— start of Information shown —

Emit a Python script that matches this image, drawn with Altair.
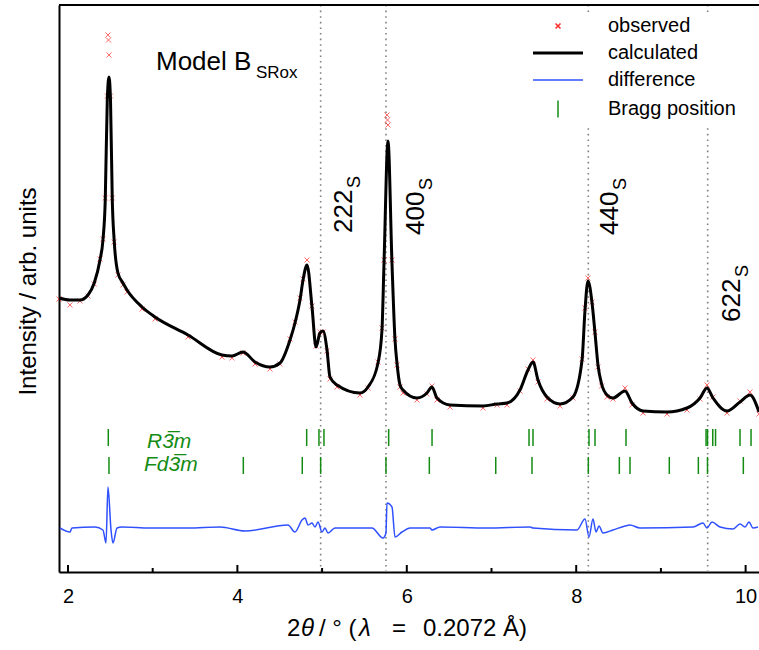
import altair as alt
import pandas as pd

FONT = "Liberation Sans"
W, H = 700, 567

# ---------------- data ----------------
SERIES = ["observed", "calculated", "difference", "Bragg position"]

calc_2theta = [1.894, 2.024, 2.142, 2.236, 2.310, 2.378, 2.413, 2.440, 2.464, 2.484,
               2.502, 2.523, 2.545, 2.590, 2.649, 2.697, 2.874, 3.027, 3.417, 3.818,
               3.936, 4.066, 4.208, 4.385, 4.503, 4.621, 4.680, 4.739, 4.775, 4.822,
               4.881, 4.928, 4.975, 5.011, 5.058, 5.093, 5.176, 5.447, 5.542, 5.660,
               5.707, 5.731, 5.778, 5.825, 5.861, 5.884, 5.920, 5.955, 6.120, 6.238,
               6.297, 6.357, 6.510, 6.900, 7.065, 7.183, 7.336, 7.431, 7.490, 7.549,
               7.655, 7.809, 7.962, 8.069, 8.104, 8.139, 8.187, 8.222, 8.257, 8.300,
               8.364, 8.434, 8.576, 8.659, 8.789, 9.072, 9.308, 9.462, 9.544, 9.615,
               9.780, 9.934, 10.052, 10.158]
calc_intensity = [274, 272, 272, 277, 289, 312, 332, 372, 472, 495,
                  472, 372, 332, 299, 289, 282, 265, 255, 237, 217,
                  216, 220, 210, 205, 209, 232, 249, 272, 292, 307,
                  265, 225, 239, 241, 222, 195, 187, 179, 185, 209,
                  242, 309, 431, 309, 232, 209, 187, 182, 174, 179,
                  185, 174, 167, 166, 168, 169, 182, 202, 210, 192,
                  175, 168, 175, 212, 262, 291, 269, 239, 207, 188,
                  177, 174, 181, 169, 161, 160, 164, 174, 184, 174,
                  161, 170, 177, 160]

obs_2theta = [1.894, 2.024, 2.142, 2.236, 2.310, 2.378, 2.413, 2.440, 2.464, 2.472,
              2.478, 2.484, 2.502, 2.523, 2.545, 2.590, 2.649, 2.697, 2.874, 3.027,
              3.417, 3.818, 3.936, 4.066, 4.208, 4.385, 4.503, 4.621, 4.680, 4.739,
              4.775, 4.822, 4.881, 4.928, 4.975, 5.011, 5.058, 5.093, 5.176, 5.447,
              5.542, 5.660, 5.707, 5.731, 5.766, 5.772, 5.778, 5.825, 5.861, 5.884,
              5.920, 5.955, 6.120, 6.238, 6.297, 6.357, 6.510, 6.900, 7.065, 7.183,
              7.336, 7.431, 7.490, 7.549, 7.655, 7.809, 7.962, 8.069, 8.104, 8.139,
              8.187, 8.222, 8.257, 8.300, 8.364, 8.434, 8.576, 8.659, 8.789, 9.072,
              9.308, 9.462, 9.544, 9.615, 9.780, 9.934, 10.052, 10.158]
obs_intensity = [273, 267, 271, 276, 288, 313, 333, 374, 476, 537,
                 532, 517, 476, 374, 330, 297, 287, 280, 263, 253,
                 235, 215, 214, 219, 208, 203, 208, 233, 250, 274,
                 293, 312, 266, 226, 240, 240, 221, 193, 185, 177,
                 184, 210, 244, 312, 457, 452, 447, 312, 233, 207,
                 185, 179, 172, 178, 186, 172, 165, 164, 167, 167,
                 181, 203, 212, 190, 173, 166, 174, 213, 264, 294,
                 270, 240, 205, 186, 175, 173, 184, 167, 159, 158,
                 162, 173, 187, 175, 159, 171, 180, 158]

diff_2theta = [1.906, 2.024, 2.047, 2.319, 2.413, 2.449, 2.472, 2.508, 2.531, 2.579,
               2.638, 2.968, 3.417, 3.795, 4.090, 4.597, 4.680, 4.763, 4.798, 4.834,
               4.881, 4.916, 4.952, 4.999, 5.034, 5.070, 5.152, 5.589, 5.719, 5.754,
               5.766, 5.825, 5.861, 5.943, 6.038, 6.274, 6.297, 6.392, 6.947, 7.455,
               7.490, 8.009, 8.104, 8.151, 8.198, 8.234, 8.269, 8.316, 8.434, 8.576,
               8.635, 8.753, 9.379, 9.497, 9.544, 9.603, 9.698, 9.851, 9.934, 9.993,
               10.040, 10.087, 10.146]
diff_intensity = [44, 40, 44, 45, 42, 29, 85, 42, 29, 44,
                  45, 44, 44, 45, 41, 47, 40, 52, 54, 47,
                  49, 45, 50, 40, 44, 39, 44, 44, 34, 39,
                  69, 65, 35, 40, 44, 44, 42, 45, 44, 45,
                  44, 42, 53, 35, 53, 40, 46, 39, 42, 46,
                  47, 44, 45, 49, 44, 50, 45, 43, 48, 45,
                  50, 44, 45]

r3m_positions = [2.476, 4.818, 4.963, 5.022, 5.786, 6.298, 7.443, 7.490, 8.151,
                 8.222, 8.588, 9.533, 9.550, 9.612, 9.645, 9.934, 10.064]
fd3m_positions = [2.484, 4.070, 4.766, 4.983, 5.754, 6.266, 7.050, 7.478, 8.143,
                  8.509, 8.635, 9.099, 9.442, 9.550, 9.973]

hkl_labels = ["222", "400", "440", "622"]
hkl_2theta = [4.983, 5.754, 8.143, 9.552]

x_tick_values = [2, 4, 6, 8, 10]
x_minor_ticks = [3, 5, 7, 9]

# ---------------- layout / style constants ----------------
SERIES_COLORS = ["#ff2a2a", "#000000", "#2f50ff", "#148c14"]
SERIES_SHAPES = [
    "M-0.5,-0.5L0.5,0.5M-0.5,0.5L0.5,-0.5",
    "M-5,-0.15L5,-0.15M-5,0.15L5,0.15",
    "M-5,0L5,0",
    "M0,-1.7L0,1.7",
]
PHASE_ROW_Y = {"R3m": 134.5, "Fd3m": 106.5}
PHASE_LABELS = [("R3\u0305m", 2.933, 124), ("Fd3\u0305m", 2.897, 101)]
HKL_LABEL_X = [5.353, 6.203, 8.493, 9.934]
HKL_LABEL_Y = [339, 337, 337, 250]
MODEL_POS = (3.039, 502)

# ---------------- frames ----------------
calc_df = pd.DataFrame({"tt": calc_2theta, "I": calc_intensity})
obs_df = pd.DataFrame({"tt": obs_2theta, "I": obs_intensity, "series": "observed"})
diff_df = pd.DataFrame({"tt": diff_2theta, "I": diff_intensity})
bragg_df = pd.concat([
    pd.DataFrame({"tt": r3m_positions, "row": PHASE_ROW_Y["R3m"]}),
    pd.DataFrame({"tt": fd3m_positions, "row": PHASE_ROW_Y["Fd3m"]}),
], ignore_index=True)
bragg_df["series"] = "Bragg position"
hkl_df = pd.DataFrame({"tt": hkl_2theta, "label": hkl_labels,
                       "lx": HKL_LABEL_X, "ly": HKL_LABEL_Y})
phase_df = pd.DataFrame({"label": [p[0] for p in PHASE_LABELS],
                         "x": [p[1] for p in PHASE_LABELS],
                         "y": [p[2] for p in PHASE_LABELS]})
model_df = pd.DataFrame({"x": [MODEL_POS[0]], "y": [MODEL_POS[1]]})
major_df = pd.DataFrame({"t": x_tick_values})
minor_df = pd.DataFrame({"t": x_minor_ticks})
one = pd.DataFrame({"a": [0]})

x_scale = alt.Scale(domain=[1.894, 10.158], nice=False, zero=False)
y_scale = alt.Scale(domain=[0, 567], nice=False, zero=False)

x_axis = alt.Axis(values=x_tick_values, format="d", title=None, grid=False, ticks=False,
                  labelFontSize=20, labelFont=FONT, labelColor="black", labelPadding=14,
                  labelFlush=False, domainColor="black", domainWidth=2)
y_axis = alt.Axis(labels=False, ticks=False, grid=False, title="Intensity / arb. units",
                  titleFontSize=24, titleFont=FONT, titleFontWeight="normal",
                  titleColor="black", titleX=-24, titleY=286, titleAngle=270,
                  titleAlign="center", titleBaseline="alphabetic",
                  domainColor="black", domainWidth=2)


def X(f):
    return alt.X(f"{f}:Q", scale=x_scale, axis=x_axis)


def Y(f):
    return alt.Y(f"{f}:Q", scale=y_scale, axis=y_axis)


color_scale = alt.Scale(domain=SERIES, range=SERIES_COLORS)
shape_scale = alt.Scale(domain=SERIES, range=SERIES_SHAPES)
legend = alt.Legend(title=None, orient="none", legendX=470, legendY=7, fillColor="white",
                    padding=4, labelFont=FONT, labelFontSize=20, labelColor="black",
                    symbolSize=100, symbolStrokeWidth=1.5, symbolOffset=15,
                    labelOffset=40, rowPadding=7, symbolOpacity=1, labelLimit=300)

dotted = alt.Chart(hkl_df).mark_rule(color="#808080", strokeDash=[1.6, 4],
                                     strokeWidth=1.6).encode(x=X("tt"))

observed = alt.Chart(obs_df).mark_point(filled=False, size=100, strokeWidth=1,
                                        opacity=0.7).encode(
    x=X("tt"), y=Y("I"),
    color=alt.Color("series:N", scale=color_scale, legend=legend),
    shape=alt.Shape("series:N", scale=shape_scale, legend=legend),
)

calc = alt.Chart(calc_df).mark_line(color="black", strokeWidth=3, interpolate="monotone",
                                    strokeJoin="round").encode(x=X("tt"), y=Y("I"))
diff = alt.Chart(diff_df).mark_line(color=SERIES_COLORS[2], strokeWidth=1.5,
                                    interpolate="monotone").encode(x=X("tt"), y=Y("I"))

bragg = alt.Chart(bragg_df).mark_point(filled=False, size=100, strokeWidth=1.5,
                                       opacity=1).encode(
    x=X("tt"), y=Y("row"),
    color=alt.Color("series:N", scale=color_scale, legend=legend),
    shape=alt.Shape("series:N", scale=shape_scale, legend=legend),
)

phase_text = alt.Chart(phase_df).mark_text(align="left", baseline="alphabetic", font=FONT,
                                           fontSize=21, fontStyle="italic",
                                           color=SERIES_COLORS[3]).encode(
    x=X("x"), y=Y("y"), text="label:N")

hkl_main = alt.Chart(hkl_df).mark_text(angle=270, align="left", baseline="alphabetic",
                                       font=FONT, fontSize=26, color="black").encode(
    x=X("lx"), y=Y("ly"), text="label:N")
hkl_sub = alt.Chart(hkl_df).mark_text(angle=270, align="left", baseline="alphabetic",
                                      font=FONT, fontSize=18, color="black", dx=45,
                                      dy=8, text="S").encode(x=X("lx"), y=Y("ly"))

model_main = alt.Chart(model_df).mark_text(align="left", baseline="alphabetic", font=FONT,
                                           fontSize=26, color="black",
                                           text="Model B").encode(x=X("x"), y=Y("y"))
model_sub = alt.Chart(model_df).mark_text(align="left", baseline="alphabetic", font=FONT,
                                          fontSize=17, color="black", text="SRox",
                                          dx=100, dy=8).encode(x=X("x"), y=Y("y"))

major_ticks = alt.Chart(major_df).mark_rule(color="black", strokeWidth=2).encode(
    x=X("t"), y=alt.value(H), y2=alt.value(H - 7))
minor_ticks = alt.Chart(minor_df).mark_rule(color="black", strokeWidth=2).encode(
    x=X("t"), y=alt.value(H), y2=alt.value(H - 4))
top_frame = alt.Chart(one).mark_rule(color="black", strokeWidth=2).encode(
    x=alt.value(0), x2=alt.value(W), y=alt.value(0))

title_parts = [("2", "normal", 228), ("\u03b8", "italic", 242), ("/ \u00b0 (", "normal", 260),
               ("\u03bb", "italic", 300), ("=", "normal", 333), ("0.2072 \u00c5)", "normal", 364)]
title_layers = [
    alt.Chart(one).mark_text(text=t, fontStyle=s, align="left", baseline="alphabetic",
                             font=FONT, fontSize=24, color="black").encode(
        x=alt.value(px), y=alt.value(631))
    for t, s, px in title_parts
]

chart = alt.layer(
    dotted, observed, calc, diff, bragg, phase_text, hkl_main, hkl_sub,
    model_main, model_sub, major_ticks, minor_ticks, top_frame, *title_layers
).properties(
    width=W, height=H,
    padding={"left": 59, "top": 5, "right": 0, "bottom": 78},
    autosize=alt.AutoSizeParams(type="none"),
).configure_view(stroke=None).configure(background="white")

chart.save("out.html", embed_options={"renderer": "svg", "actions": False})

— end of Information shown —

Quote, exactly and only, the lines from the first line of the data above through the line containing "161, 170, 177, 160]". The pictures do not belong in it.

Emit a Python script that matches this image, drawn with Altair.
import altair as alt
import pandas as pd

FONT = "Liberation Sans"
W, H = 700, 567

# ---------------- data ----------------
SERIES = ["observed", "calculated", "difference", "Bragg position"]

calc_2theta = [1.894, 2.024, 2.142, 2.236, 2.310, 2.378, 2.413, 2.440, 2.464, 2.484,
               2.502, 2.523, 2.545, 2.590, 2.649, 2.697, 2.874, 3.027, 3.417, 3.818,
               3.936, 4.066, 4.208, 4.385, 4.503, 4.621, 4.680, 4.739, 4.775, 4.822,
               4.881, 4.928, 4.975, 5.011, 5.058, 5.093, 5.176, 5.447, 5.542, 5.660,
               5.707, 5.731, 5.778, 5.825, 5.861, 5.884, 5.920, 5.955, 6.120, 6.238,
               6.297, 6.357, 6.510, 6.900, 7.065, 7.183, 7.336, 7.431, 7.490, 7.549,
               7.655, 7.809, 7.962, 8.069, 8.104, 8.139, 8.187, 8.222, 8.257, 8.300,
               8.364, 8.434, 8.576, 8.659, 8.789, 9.072, 9.308, 9.462, 9.544, 9.615,
               9.780, 9.934, 10.052, 10.158]
calc_intensity = [274, 272, 272, 277, 289, 312, 332, 372, 472, 495,
                  472, 372, 332, 299, 289, 282, 265, 255, 237, 217,
                  216, 220, 210, 205, 209, 232, 249, 272, 292, 307,
                  265, 225, 239, 241, 222, 195, 187, 179, 185, 209,
                  242, 309, 431, 309, 232, 209, 187, 182, 174, 179,
                  185, 174, 167, 166, 168, 169, 182, 202, 210, 192,
                  175, 168, 175, 212, 262, 291, 269, 239, 207, 188,
                  177, 174, 181, 169, 161, 160, 164, 174, 184, 174,
                  161, 170, 177, 160]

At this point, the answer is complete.